-- Start Raw data --

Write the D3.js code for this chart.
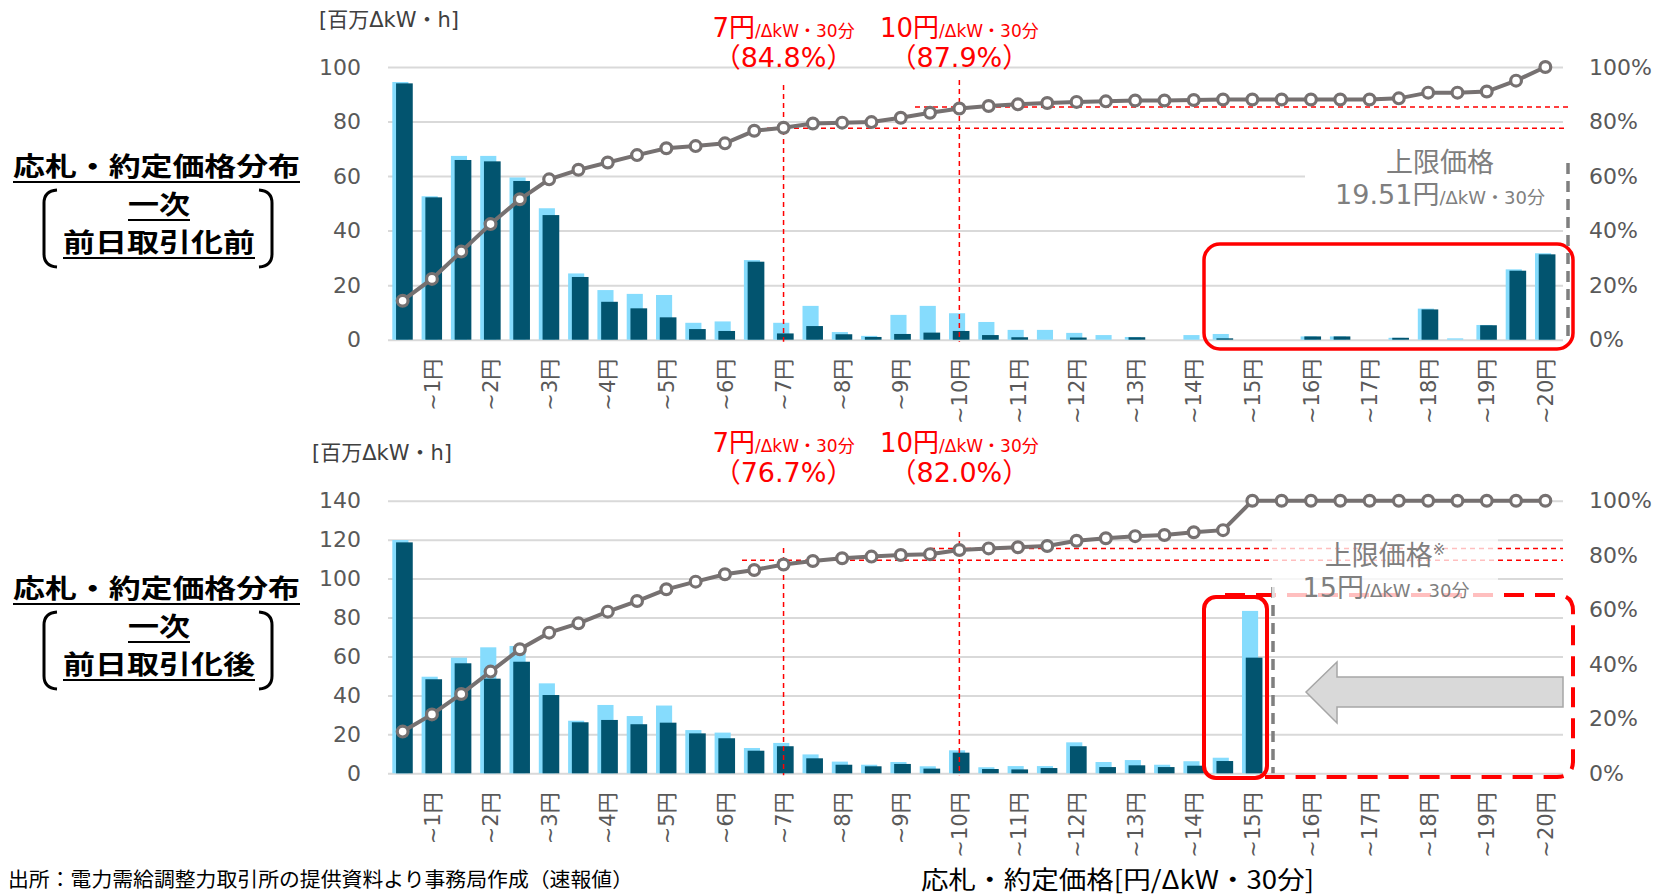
<!DOCTYPE html>
<html>
<head>
<meta charset="utf-8">
<script src="https://cdn.jsdelivr.net/npm/d3@7"></script>
<style>
  body { margin: 0; background: #fff; }
  text { font-family: "DejaVu Sans", "Noto Sans CJK JP", sans-serif; }
  .cjk { font-family: "Noto Sans CJK JP", sans-serif; }
</style>
</head>
<body>
<svg id="chart" width="1655" height="895"></svg>
<script>
// price bands (円/ΔkW・30分), 0.5円 steps
const prices = [0.5, 1, 1.5, 2, 2.5, 3, 3.5, 4, 4.5, 5, 5.5, 6, 6.5, 7, 7.5, 8, 8.5, 9, 9.5, 10,
                10.5, 11, 11.5, 12, 12.5, 13, 13.5, 14, 14.5, 15, 15.5, 16, 16.5, 17, 17.5, 18, 18.5, 19, 19.5, 20];
const tickPrices = [1, 2, 3, 4, 5, 6, 7, 8, 9, 10, 11, 12, 13, 14, 15, 16, 17, 18, 19, 20];

// 前日取引化前 [百万ΔkW・h]
const bidPre = [94.5, 52.6, 67.4, 67.4, 59.5, 48.2, 24.3, 18.2, 16.8, 16.4, 6.2, 6.7, 29.2, 6.2, 12.4, 2.8, 1.4, 9.1, 12.4, 9.7,
                6.5, 3.6, 3.6, 2.5, 1.7, 1.0, 0, 1.7, 2.1, 0, 0, 1.2, 1.2, 0, 0.7, 11.4, 0.5, 5.4, 25.8, 31.7];
const dealPre = [94.0, 52.2, 65.9, 65.4, 58.2, 45.7, 23.0, 13.9, 11.5, 8.2, 3.9, 3.2, 28.6, 2.3, 5.0, 2.0, 1.0, 2.1, 2.6, 3.2,
                 1.7, 0.9, 0, 0.8, 0, 0.9, 0, 0, 0.5, 0, 0, 1.2, 1.2, 0, 0.7, 11.1, 0, 5.3, 25.3, 31.3];
const cumPre = [14.3, 22.3, 32.3, 42.4, 51.5, 58.8, 62.3, 65.0, 67.7, 70.2, 71.0, 72.0, 76.6, 77.7, 79.3, 79.6, 79.8, 81.4, 83.2, 84.8,
                85.7, 86.3, 86.8, 87.2, 87.4, 87.7, 87.7, 87.9, 88.1, 88.1, 88.1, 88.1, 88.1, 88.1, 88.5, 90.6, 90.6, 91.0, 95.0, 100];

// 前日取引化後 [百万ΔkW・h]
const bidPost = [119.8, 49.6, 59.4, 64.7, 65.4, 46.2, 27.0, 35.1, 29.4, 34.8, 22.2, 20.9, 13.0, 15.6, 9.7, 6.0, 4.4, 5.8, 3.6, 11.8,
                 3.1, 3.7, 3.7, 15.9, 5.8, 6.8, 4.4, 6.2, 8.0, 83.4, 0, 0, 0, 0, 0, 0, 0, 0, 0, 0];
const dealPost = [118.6, 48.3, 56.5, 48.6, 57.3, 40.2, 26.2, 27.4, 25.2, 26.0, 20.5, 18.0, 11.6, 13.9, 7.7, 4.4, 3.6, 4.8, 2.4, 10.6,
                  2.2, 2.0, 2.7, 13.9, 3.2, 4.1, 3.2, 3.9, 6.3, 59.4, 0, 0, 0, 0, 0, 0, 0, 0, 0, 0];
const cumPost = [15.3, 21.6, 29.1, 37.3, 45.5, 51.6, 55.0, 59.3, 63.2, 67.5, 70.3, 73.0, 74.6, 76.6, 77.9, 78.9, 79.5, 80.1, 80.4, 81.9,
                 82.5, 82.9, 83.4, 85.3, 86.2, 87.0, 87.4, 88.4, 89.2, 100, 100, 100, 100, 100, 100, 100, 100, 100, 100, 100];

// guide annotations
const guidePrices = [7, 10];
const guideLabelsPre = ["84.8%", "87.9%"];
const guideLabelsPost = ["76.7%", "82.0%"];
const guideLevelsPre = [77.5, 85.3];   // where the dashed red lines sit (%)
const guideLevelsPost = [78.2, 82.5];

const yTicksPre = [0, 20, 40, 60, 80, 100];
const yTicksPost = [0, 20, 40, 60, 80, 100, 120, 140];
const pctTicks = [0, 0.2, 0.4, 0.6, 0.8, 1];

const LIGHT = "#86dcfd", DARK = "#02546f", LINE = "#767171", RED = "#ff0000";
const X0 = 388, X1 = 1560, GRID_END = 1563;

const svg = d3.select("#chart");

const x = d3.scaleBand().domain(prices).range([X0, X1]).padding(0);
const bw = x.bandwidth();

const panels = [
  { bid: bidPre, deal: dealPre, cum: cumPre, yTicks: yTicksPre, max: 100, bottom: 339.7, top: 67,
    gLabels: guideLabelsPre, gLevels: guideLevelsPre, gTop: [85, 80], gStart: [767, 915], labelY: 37,
    title: "前日取引化前", titleDy: 0 },
  { bid: bidPost, deal: dealPost, cum: cumPost, yTicks: yTicksPost, max: 140, bottom: 773.3, top: 500.7,
    gLabels: guideLabelsPost, gLevels: guideLevelsPost, gTop: [548, 532], gStart: [742, 930], labelY: 452,
    title: "前日取引化後", titleDy: 422 }
];

panels.forEach((p, pi) => {
  const y = d3.scaleLinear().domain([0, p.max]).range([p.bottom, p.top]);
  const yp = d3.scaleLinear().domain([0, 1]).range([p.bottom, p.top]);
  const g = svg.append("g");

  // gridlines
  const grid = g.append("g").attr("transform", `translate(${X0},0)`)
    .call(d3.axisLeft(y).tickValues(p.yTicks).tickSize(-(GRID_END - X0)).tickFormat(""));
  grid.select(".domain").remove();
  grid.selectAll("line").attr("stroke", "#d9d9d9").attr("stroke-width", 2);

  // left axis labels
  const la = g.append("g").attr("transform", `translate(${X0},0)`)
    .call(d3.axisLeft(y).tickValues(p.yTicks).tickSize(0).tickPadding(27));
  la.select(".domain").remove();
  la.selectAll("text").attr("fill", "#595959").style("font-size", "22px");

  // right axis labels
  const ra = g.append("g").attr("transform", `translate(${GRID_END},0)`)
    .call(d3.axisRight(yp).tickValues(pctTicks).tickSize(0).tickPadding(26).tickFormat(d3.format(".0%")));
  ra.select(".domain").remove();
  ra.selectAll("text").attr("fill", "#595959").style("font-size", "22px");

  // x axis labels
  const xa = g.append("g").attr("transform", `translate(0,${p.bottom})`)
    .call(d3.axisBottom(x).tickValues(tickPrices).tickSize(0).tickFormat(d => "~" + d + "円"));
  xa.select(".domain").remove();
  xa.selectAll("text")
    .attr("transform", "rotate(-90)")
    .attr("text-anchor", "end")
    .attr("x", -19).attr("y", 0).attr("dy", "0.36em")
    .attr("fill", "#595959").style("font-size", "21px");

  // unit label
  g.append("text").attr("x", pi === 0 ? 319 : 312).attr("y", pi === 0 ? 27 : 460)
    .attr("fill", "#404040").style("font-size", "21px").text("[百万ΔkW・h]");

  // bars
  g.append("g").selectAll("rect").data(p.bid).join("rect")
    .attr("x", (d, i) => x(prices[i]) + bw * 0.147)
    .attr("width", bw * 0.55)
    .attr("y", d => y(d))
    .attr("height", d => p.bottom - y(d))
    .attr("fill", LIGHT);
  g.append("g").selectAll("rect").data(p.deal).join("rect")
    .attr("x", (d, i) => x(prices[i]) + bw * 0.275)
    .attr("width", bw * 0.57)
    .attr("y", d => y(d))
    .attr("height", d => p.bottom - y(d))
    .attr("fill", DARK);

  // red boxes + cap marker
  if (pi === 0) {
    g.append("rect").attr("x", 1204).attr("y", 244).attr("width", 369).attr("height", 105)
      .attr("rx", 16).attr("fill", "none").attr("stroke", RED).attr("stroke-width", 3.5);
  } else {
    g.append("path")
      .attr("d", "M1225,595 H1557 Q1573,595 1573,611 V761 Q1573,777 1557,777 H1265")
      .attr("fill", "none").attr("stroke", RED).attr("stroke-width", 4).attr("stroke-dasharray", "20,11");
    g.append("rect").attr("x", 1204).attr("y", 597).attr("width", 63).attr("height", 181)
      .attr("rx", 12).attr("fill", "none").attr("stroke", RED).attr("stroke-width", 4);
  }

  // red guide lines
  guidePrices.forEach((gp, k) => {
    const cx = x(gp) + bw / 2;
    const ly = yp(p.gLevels[k] / 100);
    g.append("line").attr("x1", cx).attr("x2", cx).attr("y1", p.gTop[k]).attr("y2", p.bottom + 2)
      .attr("stroke", RED).attr("stroke-width", 1.5).attr("stroke-dasharray", "5,4");
    g.append("line").attr("x1", p.gStart[k]).attr("x2", pi === 0 ? 1568 : GRID_END).attr("y1", ly).attr("y2", ly)
      .attr("stroke", RED).attr("stroke-width", 1.5).attr("stroke-dasharray", "5,4");
    const t = g.append("text").attr("x", cx).attr("y", p.labelY).attr("text-anchor", "middle").attr("fill", RED);
    t.append("tspan").style("font-size", "26px").text(gp + "円");
    t.append("tspan").style("font-size", "17px").text("/ΔkW・30分");
    g.append("text").attr("x", cx).attr("y", p.labelY + 30).attr("text-anchor", "middle")
      .attr("fill", RED).style("font-size", "27px").text("（" + p.gLabels[k] + "）");
  });

  // gray dashed cap line
  if (pi === 0) {
    g.append("rect").attr("x", 1305).attr("y", 140).attr("width", 258).attr("height", 72).attr("fill", "#fff");
    g.append("line").attr("x1", 1568).attr("x2", 1568).attr("y1", 163).attr("y2", p.bottom)
      .attr("stroke", "#7f7f7f").attr("stroke-width", 3.5).attr("stroke-dasharray", "11,7");
  } else {
    g.append("line").attr("x1", 1273).attr("x2", 1273).attr("y1", 587).attr("y2", p.bottom)
      .attr("stroke", "#7f7f7f").attr("stroke-width", 3.5).attr("stroke-dasharray", "11,7");
    g.append("polygon")
      .attr("points", "1306,692 1337,662 1337,677 1563,677 1563,707 1337,707 1337,723")
      .attr("fill", "#d9d9d9").attr("stroke", "#a6a6a6").attr("stroke-width", 1.5);
    g.append("rect").attr("x", 1272).attr("y", 532).attr("width", 226).attr("height", 70)
      .attr("fill", "#fff").attr("opacity", 0.75);
  }

  // cumulative line
  const line = d3.line().x((d, i) => x(prices[i]) + bw / 2).y(d => yp(d / 100));
  g.append("path").datum(p.cum).attr("d", line)
    .attr("fill", "none").attr("stroke", LINE).attr("stroke-width", 4);
  g.append("g").selectAll("circle").data(p.cum).join("circle")
    .attr("cx", (d, i) => x(prices[i]) + bw / 2)
    .attr("cy", d => yp(d / 100))
    .attr("r", 5.4)
    .attr("fill", "#fff").attr("stroke", LINE).attr("stroke-width", 3.2);

  // cap price label
  if (pi === 0) {
    g.append("text").attr("x", 1440).attr("y", 172).attr("text-anchor", "middle")
      .attr("fill", "#7f7f7f").style("font-size", "27px").text("上限価格");
    const t = g.append("text").attr("x", 1440).attr("y", 204).attr("text-anchor", "middle").attr("fill", "#7f7f7f");
    t.append("tspan").style("font-size", "27px").text("19.51円");
    t.append("tspan").style("font-size", "18px").text("/ΔkW・30分");
  } else {
    const t1 = g.append("text").attr("x", 1385).attr("y", 565).attr("text-anchor", "middle").attr("fill", "#7f7f7f");
    t1.append("tspan").style("font-size", "27px").text("上限価格");
    t1.append("tspan").style("font-size", "15px").attr("dy", -10).text("※");
    const t2 = g.append("text").attr("x", 1386).attr("y", 597).attr("text-anchor", "middle").attr("fill", "#7f7f7f");
    t2.append("tspan").style("font-size", "27px").text("15円");
    t2.append("tspan").style("font-size", "18px").text("/ΔkW・30分");
  }

  // left panel title
  const tg = g.append("g").attr("transform", `translate(0,${p.titleDy})`);
  const titleRows = [
    { s: "応札・約定価格分布", x1: 13, x2: 300, y: 176 },
    { s: "一次", x1: 128, x2: 190, y: 214 },
    { s: p.title, x1: 63, x2: 255, y: 252 }
  ];
  titleRows.forEach(r => {
    tg.append("text").attr("class", "cjk").attr("x", r.x1).attr("y", r.y)
      .attr("textLength", r.x2 - r.x1).attr("lengthAdjust", "spacingAndGlyphs")
      .attr("font-weight", "bold").attr("fill", "#000").style("font-size", "26px").text(r.s);
    tg.append("line").attr("x1", r.x1).attr("x2", r.x2).attr("y1", r.y + 6).attr("y2", r.y + 6)
      .attr("stroke", "#000").attr("stroke-width", 2);
  });
  tg.append("path").attr("d", "M57,190 Q44,191 44,203 V254 Q44,266 57,267")
    .attr("fill", "none").attr("stroke", "#000").attr("stroke-width", 3);
  tg.append("path").attr("d", "M259,190 Q272,191 272,203 V254 Q272,266 259,267")
    .attr("fill", "none").attr("stroke", "#000").attr("stroke-width", 3);
});

// footnote and x-axis title
svg.append("text").attr("class", "cjk").attr("x", 8).attr("y", 887)
  .attr("textLength", 625).attr("lengthAdjust", "spacingAndGlyphs")
  .attr("fill", "#000").style("font-size", "20px")
  .text("出所：電力需給調整力取引所の提供資料より事務局作成（速報値）");
svg.append("text").attr("class", "cjk").attr("x", 921).attr("y", 889)
  .attr("textLength", 393).attr("lengthAdjust", "spacingAndGlyphs")
  .attr("fill", "#000").style("font-size", "25px")
  .text("応札・約定価格[円/ΔkW・30分]");
</script>
</body>
</html>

-- End Raw data --

*Objective:*
Search the data for the word "chart" and copy each line where it appears.

*The reply:*
Write the D3.js code for this chart.
<svg id="chart" width="1655" height="895"></svg>
const svg = d3.select("#chart");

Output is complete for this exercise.